O que caracteriza alguém que passa por uma fase destas, para além da tristeza, é sua dificuldade em ter perspectiva “Isto nunca vai mudar” e ter um olhar sobre o mundo como “um lugar perigoso” onde os outros representam uma ameaça. Esta combinação dificulta a prática de nos colocarmos no lugar do outro, de altruísmo ou generosidade.
Ora uma criança que cresce com este adulto deprimido, tenderá a não receber as bases de empatia, poderá tornar-se naquele líder egoísta, na mulher fria ou emocionalmente instável, na pessoa inexpressiva ou conflituosa nos seus relacionamentos, ou no marido egoísta que toma decisões sem nunca equacionar o impacto que terá na sua família. As boas notícias é que tratando-se de uma competência, com ou sem depressão, com ou sem ondas, a podemos praticar. Seja em nós adultos ou na educação dos nosso filhos.
Por isso aqui ficam algumas ideias.
Dica para ser um cuidador mais empático quando o seu filho faz algo de errado:
Antes de o castigar, siga a regra das 3 perguntas:
1. Porque será que o meu filho agiu assim? Permite que se coloque no lugar dele, e reaja tendo em conta o que este está a viver. Praticará tambem a sua capacidade de empatia e ficará mais facil para a criança aprender com o seu exemplo.

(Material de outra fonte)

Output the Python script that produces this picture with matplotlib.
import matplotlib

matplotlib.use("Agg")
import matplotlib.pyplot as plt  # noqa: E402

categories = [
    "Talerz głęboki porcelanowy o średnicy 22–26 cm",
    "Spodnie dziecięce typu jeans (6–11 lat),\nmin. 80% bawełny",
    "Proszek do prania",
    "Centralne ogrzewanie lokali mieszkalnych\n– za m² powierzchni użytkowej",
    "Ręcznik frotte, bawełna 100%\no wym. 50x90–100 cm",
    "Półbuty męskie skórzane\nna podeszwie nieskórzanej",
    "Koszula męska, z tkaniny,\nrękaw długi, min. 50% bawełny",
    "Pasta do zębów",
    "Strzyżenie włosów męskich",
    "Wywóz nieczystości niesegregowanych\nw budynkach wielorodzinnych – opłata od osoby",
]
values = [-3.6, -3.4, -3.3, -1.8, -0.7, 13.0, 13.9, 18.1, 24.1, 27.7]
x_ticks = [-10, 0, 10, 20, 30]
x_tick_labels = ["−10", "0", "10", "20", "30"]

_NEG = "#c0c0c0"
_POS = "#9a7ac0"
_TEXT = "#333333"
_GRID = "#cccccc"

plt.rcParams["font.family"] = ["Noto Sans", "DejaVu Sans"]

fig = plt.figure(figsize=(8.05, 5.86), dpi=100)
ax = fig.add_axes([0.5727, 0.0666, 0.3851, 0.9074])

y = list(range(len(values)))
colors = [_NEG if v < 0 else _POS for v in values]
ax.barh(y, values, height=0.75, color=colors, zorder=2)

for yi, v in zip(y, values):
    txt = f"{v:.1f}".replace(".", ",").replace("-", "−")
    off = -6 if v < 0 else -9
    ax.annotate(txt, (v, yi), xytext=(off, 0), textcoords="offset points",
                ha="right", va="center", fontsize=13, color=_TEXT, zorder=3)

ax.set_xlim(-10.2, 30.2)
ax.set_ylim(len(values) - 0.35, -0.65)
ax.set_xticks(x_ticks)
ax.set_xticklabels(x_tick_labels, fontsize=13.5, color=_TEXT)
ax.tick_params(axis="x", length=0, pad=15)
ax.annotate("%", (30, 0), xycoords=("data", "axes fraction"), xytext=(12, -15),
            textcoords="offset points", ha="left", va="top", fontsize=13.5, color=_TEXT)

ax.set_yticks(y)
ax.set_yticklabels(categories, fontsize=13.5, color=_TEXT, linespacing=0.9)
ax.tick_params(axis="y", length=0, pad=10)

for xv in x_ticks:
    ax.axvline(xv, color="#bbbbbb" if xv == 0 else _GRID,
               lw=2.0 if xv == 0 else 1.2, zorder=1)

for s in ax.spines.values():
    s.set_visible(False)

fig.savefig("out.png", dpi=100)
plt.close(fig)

2. Que lição lhe quer transmitir? Ajuda a delimitar o objetivo que pretendemos. Já que às vezes é comum ouvir “ele fez mal, fica de castigo” sem haver um moral da história.
3. Qual a melhor forma de o transmitir? Ajuda a que se identifiquem quais as melhores ações/castigos/métodos…

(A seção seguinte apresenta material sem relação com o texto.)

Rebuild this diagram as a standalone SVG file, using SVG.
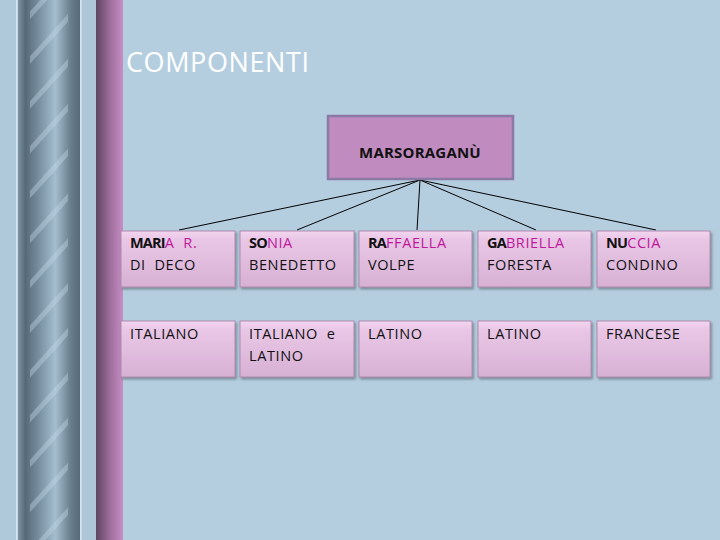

Uma receita para brincar à empatia:
Diga (ou faça cartões com) as seguintes situações (pode ir mudando conforme se sentir mais criativo/a ou até mesmo ajustar as situações à realidade aí em casa):
“Ele deixou cair o Gelado”, “A festa de anos dela é hoje”, “ela tem que ficar de cama uns dias”, “caiu da bicicleta e partiu-a”, “Está há 3 horas no carro”; “mais uma vez gozaram com ele na escola”, “A professora já o avisou para parar com a brincadeira”, “O primo deu-lhe um brinquedo novo, mas o melhor é sempre para o irmão”, “Ele queria mesmo era ir ter com o Pai”, “O cão vai ter que ser operado novamente”, “O cão dele morreu”, “ele vai ter uma ficha amanhã”, “ele vai ter que pedir ajuda a um desconhecido”, “Tem que estar à espera de alguém para o vir buscar”, “ele nunca recebe os presentes que quer”, “ela fez um desenho lindo”.
Diga (ou faça) uma lista de emoções. Por exemplo:
Desapontado, excitado, feliz, triste, ciumento, zangado, com vergonha, confuso, orgulhoso, preocupado, grato, frustrado, com medo
A ideia é que diga as situações à criança e que perante cada situação ela diga o que acha que o personagem daquela situação está a sentir.
Pode ir mudando as situações ou ajustá-las à realidade do seu filho/a. Se lá em casa gostarem de artes plásticas, também podem escolher imagens de revistas que ilustrem as situações á medida que vão pensando no que sente a personagem.